Me va, me va… el butacón, el tresillo y el salón

Julio M., desde que se jubiló con 65 años apenas se mueve de casa y sus únicos pasos le acercan de su habitación al baño; del baño a la cocina; de la cocina al salón y una vez en el salón, al tresillo o al butacón. Depende de la postura y la posición en la que se encuentre más cómodo.

Llama la atención esta aversión a salir a la calle, a comunicarse con amigos o conocidos, a ver cómo corren los niños perseguidos por los abuelos, o cómo las sirenas de los coches de policía o ambulancias cortan el silencio.

Ante la curiosidad Carlos explica por qué prefiere las cuatro paredes de su casa al loquerío exterior:

—Durante cuarenta años ejercí, primero de ayudante de topógrafo, luego aprobé las oposiciones y pasé de acompañar y ayudar a dirigir. Luego a compaginar el cargo con un estudio privado ¿Qué han supuesto estos años de vida laboral? Pues muy sencillo. Viajar constantemente, estar a campo abierto y a través, medir coordenadas, subir cuestas, pasar mucho frío, mucho calor, cargar con teodolitos, mira, trípode, taquímetro y hacer muchas triangulaciones, que al final te dejan cuadrado y sin resuello.

—¿Tiene fobia al exterior?

—No creo que sea eso. Pero sí estoy cansado del aire, de la lluvia, de los vientos, del barro…

—¿Y cuándo el tiempo es benigno?

—Del sol, del calor, del polvo…

—Vamos, que siempre encuentra un argumento para no salir.

—Así es. Hay poca cosa en la calle que me interese o que no tenga en mi casa.

—¿Y qué opina su pareja?

—No tengo.

—¿Se debe a…?

—Se aburren conmigo o se aburren de mí.

—Pero usted tan ricamente, ¿no?

—Y tanto.

—¿En qué ocupa el tiempo que pasa despierto?

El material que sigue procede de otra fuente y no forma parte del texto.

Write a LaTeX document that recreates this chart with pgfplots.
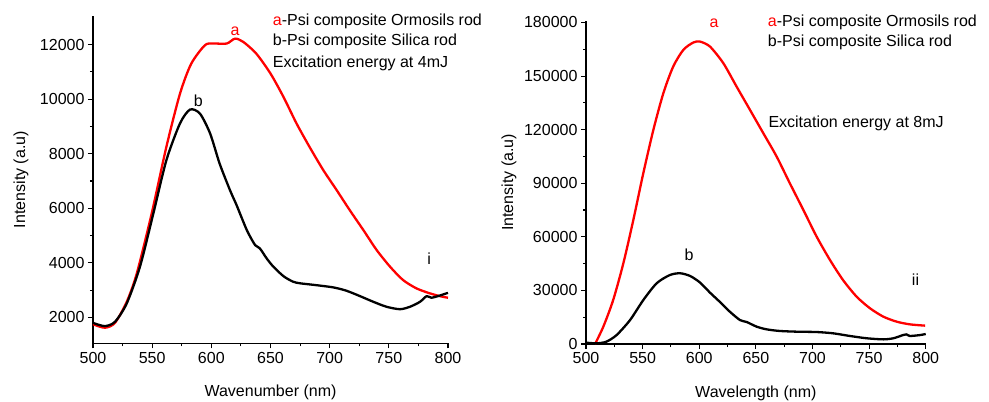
\documentclass[border=0pt]{standalone}
\usepackage{fontspec}
\setmainfont{Liberation Sans}
\usepackage{pgfplots}
\pgfplotsset{compat=1.18}
\definecolor{myred}{RGB}{255,0,0}
\tikzset{note/.style={font=\fontsize{16}{19}\selectfont, inner sep=0pt}}
\pgfplotsset{
  myaxis/.style={
    scale only axis,
    axis lines=left,
    axis line style={line width=1.3pt,-},
    tick align=outside,
    major tick length=5pt,
    minor tick length=3pt,
    every tick/.style={line width=1.1pt,black},
    xmin=500, xmax=800,
    xtick={500,550,...,800},
    minor x tick num=1,
    minor y tick num=1,
    scaled ticks=false,
    /pgf/number format/fixed,
    /pgf/number format/precision=0,
    /pgf/number format/assume math mode=true,
    /pgf/number format/set thousands separator={},
    ticklabel style={font=\fontsize{16}{19}\selectfont},
    label style={font=\fontsize{16}{19}\selectfont},
    clip=false,
    every axis plot/.append style={line width=2.3pt, line join=round, smooth, tension=0.45},
    xlabel style={at={(rel axis cs:0.5,0)}, anchor=center, yshift=-49pt},
  },
}
\begin{document}
\begin{tikzpicture}
\useasboundingbox (0,0) rectangle (989pt,402pt);
% ---------- left panel ----------
\begin{axis}[myaxis,
  at={(93pt,58.7pt)}, anchor=south west,
  width=355pt, height=327.3pt,
  ymin=1050, ymax=13050,
  ytick={2000,4000,...,12000},
  xlabel={Wavenumber (nm)},
  ylabel={Intensity (a.u)},
  ylabel style={at={(rel axis cs:0,0.5)}, anchor=center, yshift=72pt},
]
\addplot[myred] coordinates {
(500,1750) (510,1620) (518.6,1800) (528.5,2570) (537,3610) (549.6,5810)
(562,8250) (573.5,10200) (583,11300) (594.6,11980) (601.7,12040) (613,12040)
(620,12220) (627,12100) (638,11670) (650,10940) (661,10080) (672,9110)
(683,8250) (694.6,7400) (706,6660) (717,5930) (728.5,5200) (739.7,4470)
(751,3860) (762,3370) (773.5,3060) (784.8,2880) (793,2780) (800,2720)
};
\addplot[black] coordinates {
(500,1800) (510,1680) (518.6,1840) (528.5,2510) (539.7,3860) (551,5810)
(562,7760) (573.5,9110) (582,9620) (590.4,9470) (599,8740) (607,7640)
(615.8,6660) (621.4,6110) (630,5200) (637,4650) (641,4530) (646.8,4160)
(652.4,3860) (661,3510) (669,3310) (675,3250) (689,3180) (703,3100)
(714,2980) (725.6,2780) (737,2570) (748,2390) (759.4,2300) (767.9,2390)
(776.3,2570) (782,2780) (786,2720) (793,2800) (800,2900)
};
\node[note, anchor=west] at (axis cs:651.9,12853) {\textcolor{myred}{a}-Psi composite Ormosils rod};
\node[note, anchor=west] at (axis cs:651.9,12132) {b-Psi composite Silica rod};
\node[note, anchor=west] at (axis cs:651.9,11304) {Excitation energy at 4mJ};
\node[note, text=myred] at (axis cs:620,12498) {a};
\node[note] at (axis cs:589,9934) {b};
\node[note] at (axis cs:784,4161) {i};
\end{axis}
% ---------- right panel ----------
\begin{axis}[myaxis,
  at={(586pt,58pt)}, anchor=south west,
  width=339.7pt, height=323.3pt,
  ymin=0, ymax=181000,
  ytick={0,30000,60000,90000,120000,150000,180000},
  xlabel={Wavelength (nm)},
  ylabel={Intensity (a.u)},
  ylabel style={at={(rel axis cs:0,0.5)}, anchor=center, yshift=77pt},
]
\addplot[myred] coordinates {
(508,0) (515.3,9700) (524,24600) (533,45200) (541.8,69450) (550.6,95600)
(559.5,119900) (568.3,140400) (577,155300) (586,164700) (594.8,168800)
(600.7,169300) (609.5,166500) (621.3,157200) (633,144100) (644.8,131100)
(656.6,118000) (668.4,104900) (680,90000) (692,75000) (703.7,60100)
(715.5,47000) (727,35800) (739,26500) (750.8,20000) (762.6,15300)
(774.4,12500) (786,11000) (799.5,10270)
};
\addplot[black] coordinates {
(500,750) (509.4,370) (518,1300) (527,5000) (538.9,13400) (550.6,24600)
(562.4,34000) (574,38600) (583,39600) (591.9,38100) (600.7,34400)
(609.5,28750) (618,23700) (627,18100) (636,13400) (642,12300) (650.7,9700)
(659.6,8200) (671,7300) (686,6900) (703.7,6700) (718,6000) (733,4500)
(748,3200) (762.6,2600) (771.4,3200) (780,5000) (783,5400) (786,4500)
(795,5000) (800,5600)
};
\node[note, anchor=west] at (axis cs:660.5,180000) {\textcolor{myred}{a}-Psi composite Ormosils rod};
\node[note, anchor=west] at (axis cs:660.5,168790) {b-Psi composite Silica rod};
\node[note, anchor=west] at (axis cs:661,123244) {Excitation energy at 8mJ};
\node[note, text=myred] at (axis cs:613,179656) {a};
\node[note] at (axis cs:591,49858) {b};
\node[note] at (axis cs:791,35853) {ii};
\end{axis}
\end{tikzpicture}
\end{document}
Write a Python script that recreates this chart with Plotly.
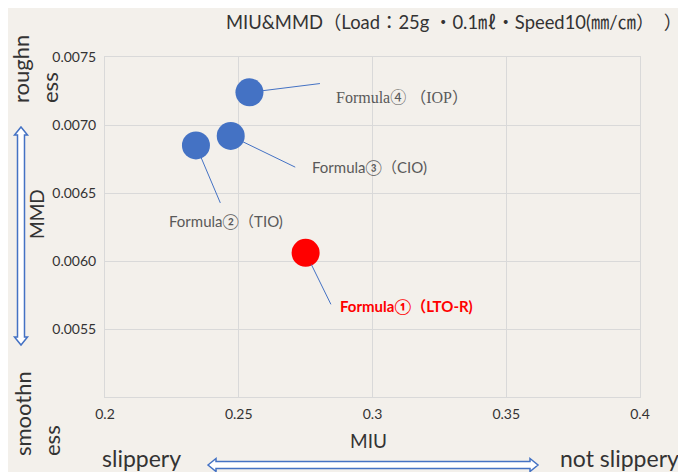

—Me he pasado la vida laboral sin ver ni un minuto la televisión. Las preocupaciones por el trabajo y la rapidez de los encargos, llegaba a los hoteles o a mi casa tan pasado de rosca que tenía que desartonillar la cabeza para que todo lo que me abrumaba me dejara descansar. En aquel entonces no pensaba, siquiera, que la tele pudiera ayudarme. Tampoco me interesaba, he de confesar.

—Ahora sí.

—Afirmativo. Ahora ponen unas series en la televisión que nada tienen que envidiar al cine. Buenos guionistas, actores desconocidos pero creíbles y solventes y tramas para comerte las uñas de los pies…

—¿Sólo ve series?

—¿Podría ver otra cosa? A lo mejor, pero no me interesan las tertulias en las que lo único que hacen es insultarse para ganar dinero. Tampoco me gustan los concursos, ni las galas de lo que sea. Sólo series.

—¿Y cuándo se acaban?

—Estrenan otras. Y, además, cuando decido salir a la calle para comprar en el mercado, de paso me compro las series que nunca vi cuando trabajaba y era más joven.

—Alguien le habrá dicho que es bueno hacer ejercicio al aire libre.

—Y lo hago cada día. Tengo en la terraza una bicicleta estática y otra máquina de andar y correr a la que se puede colocar en cuesta para sudar más. O darme un relajado paseo por los campos de tulipanes de la Holanda de mi imaginación.

—¿Cuántas horas se pasa delante del televisor?

—Las que el cuerpo aguanta, y aguanta, ¿eh? Le aseguro que son muchas. No hecho de menos otra cosa y ¿acaso me ve gordo?

—Pues no.

—No como porquerías, ni entre horas. Y aun cuando esta afición pueda parecer perniciosa, no lo es. Depende de la actitud de cada uno y, la mía, aunque me encante el butacón y salir a la calle lo menos posible, es llevar a rajatabla una alimentación sana y hacer ejercicio, aunque sea en la terraza. ¡Ah! y tome nota: mi cabeza funciona perfectamente.